Luckily, mob wars only happen during special circumstances: 1) Playing a mob war card, 2) Playing a vendetta card, 3) Playing an ambush card, 4) Having six or more mobsters on the hit list, and 5) Having six or fewer mobsters left in the game. When no one is left on the hit list or when a truce card is played, the mob war ends (but could start back up again later down the line). The player left standing once everyone else has been eliminated, wins the game!
The above doesn’t cover all of the rules, but should give you a good idea as to how the game is played. For more information, you can check out the manual here:
The components are fairly straight forward: cards, cards, and more cards. The quantity, colors, and text on said cards might seem overwhelming to first time players, but it’s actually very easy to understand. It took me perhaps five minutes to grasp the basic concepts, though this is the first time I’ve had someone teach me a game as opposed to learning it myself. Regardless, I’m confident I could have had a basic understanding of the game within ten minutes of reading the manual (which happens to be fairly short as well). Once one understands that family / mobster cards have no use beyond being interactive / movable life point counters, all they’d really need to learn is what the various action cards do.
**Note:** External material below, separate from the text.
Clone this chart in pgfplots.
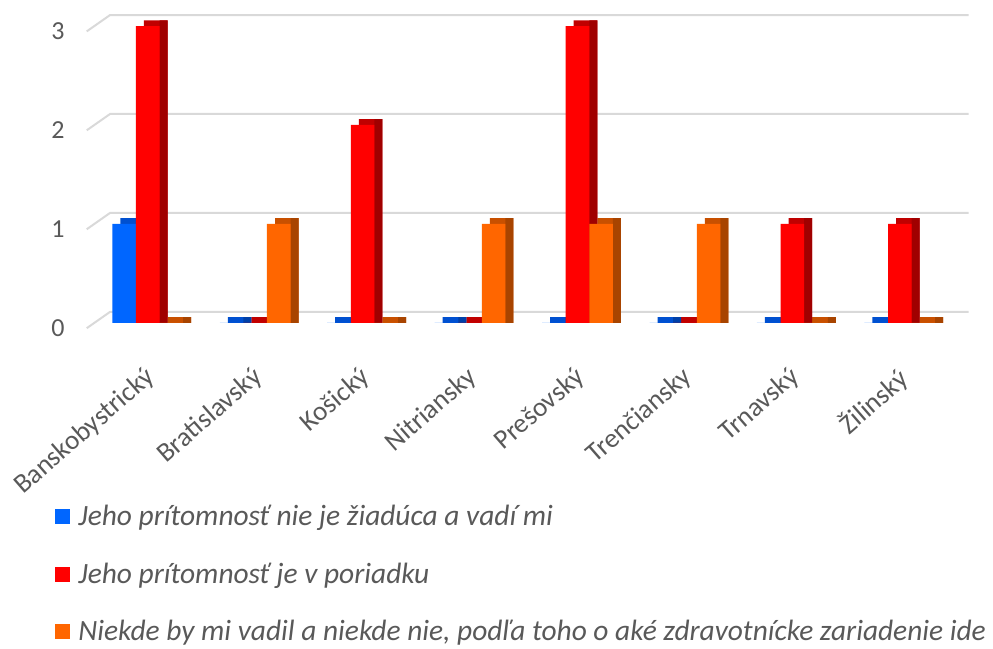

When I first saw this game, I was intrigued by the whole elimination mechanic in that you lined mobsters up against a wall and eliminated them in turn. It gave me a sense of a ticking clock that was winding down fast. Since you can only play rescue cards on your turn, there’s a good chance that your mobster will be eliminated before you even get a chance to do so (especially when playing with a lot of people). There are plenty of cards that re-arrange the hit list, allow for substitutions, and prevent a contract from being placed from the get go, but there are also some cards that are truly nasty. One eliminates every mobster on the hit list for example, while another causes two mobsters to be eliminated every player turn…ouch!
As a whole, “Family Business” is easy to pick up and play. Despite the theme (eliminating mobsters), it’s very family-friendly and doesn’t feature any sort of violent card art. With that said, I’d only recommend this game to folks who aren’t easily offended for being singled out during a game. When placing contracts and adding folks to the hit list, you often have to choose who you’re going to target. This can be a recipe for disaster if you have a bad loser or two in the group…it’s even worse if they have a short fuse. While child appropriate, a parent may want to monitor or participate in the game to prevent any potential problems that might occur with this kind of elimination style gameplay. A mature group who can bypass those hard feelings will find a strategic element to the game as well as they attempt to shape the hit list to each individual’s benefit. All in all, this is a game I’d be happy to come back to on a regular basis.